INTERVENTI E REPLICHE
Esami universitari senza possibilità di appelli successivi
Sul Corriere del 20 gennaio, Claudia Voltattorni si interroga sulla prassi tutta italiana degli studenti universitari (possono rifiutare il voto agli esami per ripresentarsi, nella speranza di ottenerne uno migliore, a un appello successivo). Finalmente si comincia a pensare a qualcosa che possa snellire l’università. Desidero condividere la mia esperienza. Dopo il Convitto nazionale di Roma, mi sono iscritta a settembre scorso alla Columbia University di New York, i cui corsi sono articolati in due sessioni per anno. Nella settimana prima di Natale ho sostenuto tutti i relativi esami non perché sia particolarmente brava, ma perché non è proprio concepibile fare altrimenti. In primavera farò gli esami della seconda sessione e così via fino al 21 maggio del 2019 (ebbene sì... si conosce la data esatta!), quando — entro i 4 anni di corso previsti — «dovrò» laurearmi in Financial Economics. Ove qualche studente qui pensi di fallire qualche esame, non ci sarà bisogno che nessuno gli suggerisca di cambiare strada: sarebbe ovvio che starebbe sprecando tempo e (molto) denaro. Quasi tutti gli studenti arrivano alla fine, anche se i ritmi sono molto duri (a dicembre — sotto esame — per trovare un buon posto si va di solito prima dell’alba in biblioteca e lo si lascia a notte fonda). Mia sorella è all’ultimo anno della Columbia e si laureerà a 23 anni a maggio di quest’anno, avendo fatto, prima di me, lo stesso percorso. Già da tempo una importante banca d’affari le ha proposto (e lei ha accettato) un ben remunerato lavoro «full time» a Londra a partire da luglio prossimo, due mesi dopo la fine dell’università. Credo che anche queste siano considerazioni che potrebbero incoraggiare l’opportunità di «svecchiare» l’università italiana.

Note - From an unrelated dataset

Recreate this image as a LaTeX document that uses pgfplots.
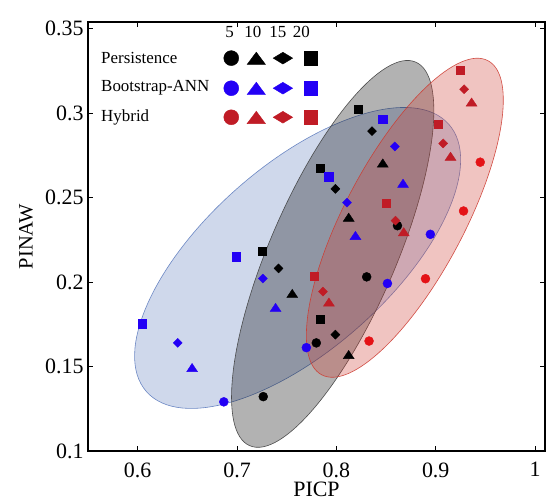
\documentclass[border=0pt]{standalone}
\usepackage{pgfplots}
\pgfplotsset{compat=1.18}
\usepackage{fontspec}
\setmainfont{Liberation Serif}
\definecolor{pblue}{RGB}{35,0,245}
\definecolor{pred}{RGB}{192,28,38}
\definecolor{predc}{RGB}{228,18,22}
\definecolor{eblue}{RGB}{95,125,190}
\definecolor{ered}{RGB}{205,60,50}
\begin{document}
\begin{tikzpicture}
\begin{axis}[
  scale only axis, width=457bp, height=429bp,
  xmin=0.55, xmax=1.01, ymin=0.1, ymax=0.354,
  xtick={0.6,0.7,0.8,0.9,1}, ytick={0.1,0.15,0.2,0.25,0.3,0.35},
  tick align=inside, major tick length=5bp,
  axis line style={line width=1.2bp},
  every tick/.style={black, line width=1bp},
  tick label style={font=\fontsize{22}{24}\selectfont},
  xticklabel style={yshift=-8bp},
  yticklabel style={xshift=-1bp},
  /pgf/number format/assume math mode=true,
  xlabel={PICP}, ylabel={PINAW},
  xlabel style={font=\fontsize{22}{24}\selectfont, at={(axis description cs:0.5,-0.0886)}, anchor=center},
  ylabel style={font=\fontsize{20.5}{22}\selectfont, at={(axis description cs:-0.1357,0.5)}, anchor=center},
  clip=false,
]
% ---- Persistence (black)
\addplot[only marks, mark=*, mark size=4.5bp, black] coordinates {(0.7264,0.1322) (0.7798,0.1640) (0.8305,0.2031) (0.8615,0.2334)};
\addplot[only marks, mark=triangle*, mark size=5.5bp, black, mark options={xscale=1.15}] coordinates {(0.7556,0.1925) (0.8124,0.1563) (0.8124,0.2376) (0.8467,0.2697)};
\addplot[only marks, mark=diamond*, mark size=4.5bp, black, mark options={xscale=1.33}] coordinates {(0.7418,0.2081) (0.7990,0.1689) (0.7990,0.2552) (0.8359,0.2894)};
\addplot[only marks, mark=square*, mark size=4bp, black] coordinates {(0.7254,0.2183) (0.7835,0.1782) (0.7835,0.2673) (0.8215,0.3023)};
% ---- Bootstrap-ANN (blue)
\addplot[only marks, mark=*, mark size=4.5bp, pblue] coordinates {(0.6867,0.1291) (0.7698,0.1612) (0.8514,0.1992) (0.8946,0.2283)};
\addplot[only marks, mark=triangle*, mark size=5.5bp, pblue, mark options={xscale=1.15}] coordinates {(0.6548,0.1486) (0.7388,0.1842) (0.8192,0.2268) (0.8671,0.2577)};
\addplot[only marks, mark=diamond*, mark size=4.5bp, pblue, mark options={xscale=1.33}] coordinates {(0.6403,0.1640) (0.7260,0.2021) (0.8107,0.2471) (0.8588,0.2803)};
\addplot[only marks, mark=square*, mark size=4.3bp, pblue] coordinates {(0.6044,0.1752) (0.6992,0.2152) (0.7925,0.2625) (0.8467,0.2964)};
% ---- Hybrid (red)
\addplot[only marks, mark=*, mark size=4.5bp, predc] coordinates {(0.8329,0.1651) (0.8897,0.2020) (0.9280,0.2421) (0.9448,0.2710)};
\addplot[only marks, mark=triangle*, mark size=5.5bp, pred, mark options={xscale=1.15}] coordinates {(0.7925,0.1874) (0.8678,0.2290) (0.9149,0.2737) (0.9361,0.3058)};
\addplot[only marks, mark=diamond*, mark size=4.5bp, pred, mark options={xscale=1.33}] coordinates {(0.7865,0.1944) (0.8595,0.2364) (0.9075,0.2821) (0.9286,0.3142)};
\addplot[only marks, mark=square*, mark size=4bp, pred] coordinates {(0.7774,0.2033) (0.8504,0.2465) (0.9028,0.2934) (0.9246,0.3252)};
% ---- confidence ellipses
\filldraw[fill=eblue, fill opacity=0.3, draw=eblue, draw opacity=0.9, line width=0.6bp, rotate around={41.5:(axis cs:0.7610,0.2143)}] (axis cs:0.7610,0.2143) ellipse [x radius=201.8bp, y radius=92.1bp];
\filldraw[fill=black, fill opacity=0.3, draw=black!75, draw opacity=0.9, line width=0.6bp, rotate around={66.6:(axis cs:0.7963,0.2167)}] (axis cs:0.7963,0.2167) ellipse [x radius=209bp, y radius=63bp];
\filldraw[fill=ered, fill opacity=0.3, draw=ered, draw opacity=0.9, line width=0.6bp, rotate around={62.1:(axis cs:0.8689,0.2381)}] (axis cs:0.8689,0.2381) ellipse [x radius=177.7bp, y radius=59.7bp];
% ---- legend (markers as plotted points)
\addplot[only marks, mark=*, mark size=7.5bp, black] coordinates {(0.6942,0.3326)};
\addplot[only marks, mark=triangle*, mark size=8.2bp, black, mark options={xscale=1.29}] coordinates {(0.7194,0.3313)};
\addplot[only marks, mark=diamond*, mark size=5.9bp, black, mark options={xscale=2.2}] coordinates {(0.7462,0.3326)};
\addplot[only marks, mark=square*, mark size=6.6bp, black] coordinates {(0.7738,0.3326)};
\addplot[only marks, mark=*, mark size=7.5bp, pblue] coordinates {(0.6942,0.3148)};
\addplot[only marks, mark=triangle*, mark size=8.2bp, pblue, mark options={xscale=1.29}] coordinates {(0.7194,0.3135)};
\addplot[only marks, mark=diamond*, mark size=5.9bp, pblue, mark options={xscale=2.2}] coordinates {(0.7462,0.3148)};
\addplot[only marks, mark=square*, mark size=6.6bp, pblue] coordinates {(0.7738,0.3148)};
\addplot[only marks, mark=*, mark size=7.5bp, pred] coordinates {(0.6942,0.2976)};
\addplot[only marks, mark=triangle*, mark size=8.2bp, pred, mark options={xscale=1.29}] coordinates {(0.7194,0.2963)};
\addplot[only marks, mark=diamond*, mark size=5.9bp, pred, mark options={xscale=2.2}] coordinates {(0.7462,0.2976)};
\addplot[only marks, mark=square*, mark size=6.6bp, pred] coordinates {(0.7738,0.2976)};
\node[anchor=west, inner sep=0pt, font=\fontsize{17}{19}\selectfont] at (axis cs:0.5631,0.3326) {Persistence};
\node[anchor=west, inner sep=0pt, font=\fontsize{17}{19}\selectfont] at (axis cs:0.5631,0.3148) {Bootstrap-ANN};
\node[anchor=west, inner sep=0pt, font=\fontsize{17}{19}\selectfont] at (axis cs:0.5631,0.2976) {Hybrid};
\node[inner sep=0pt, font=\fontsize{17}{19}\selectfont] at (axis cs:0.6926,0.3480) {5};
\node[inner sep=0pt, font=\fontsize{17}{19}\selectfont] at (axis cs:0.7159,0.3480) {10};
\node[inner sep=0pt, font=\fontsize{17}{19}\selectfont] at (axis cs:0.7411,0.3480) {15};
\node[inner sep=0pt, font=\fontsize{17}{19}\selectfont] at (axis cs:0.7647,0.3480) {20};
\end{axis}
\pgfresetboundingbox
\path[use as bounding box] ([shift={(-88bp,-52bp)}]current axis.south west) rectangle ([shift={(2bp,22bp)}]current axis.north east);
\end{tikzpicture}
\end{document}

Sofia Profita, sofia@profita.it Nuove tecnologie e prospettive di lavoro
A proposito della lettera sulle nuove tecnologie ( Corriere, 16 gennaio) che contribuiscono sempre di più a fare diminuire i posti di lavoro, ricordo una illuminante risposta (e in questo caso molto appropriata ) che diede l’indimenticabile Indro Montanelli a un lettore preoccupato dell’avanzare dell’automazione che già da allora nelle industrie riduceva l’opera dell’uomo. Quando iniziarono a circolare le prime automobili, rispose Montanelli, i maniscalchi incominciarono a chiudere bottega, ma il loro posto lo presero i gommisti, giustappunto per riparare gli pneumatici dei veicoli. Quindi, perché disperare? In futuro chissà quanti nuovi mestieri sostituiranno quelli che ora, a causa delle irrefrenabili nuove tecnologie, sono diventati purtroppo inutili.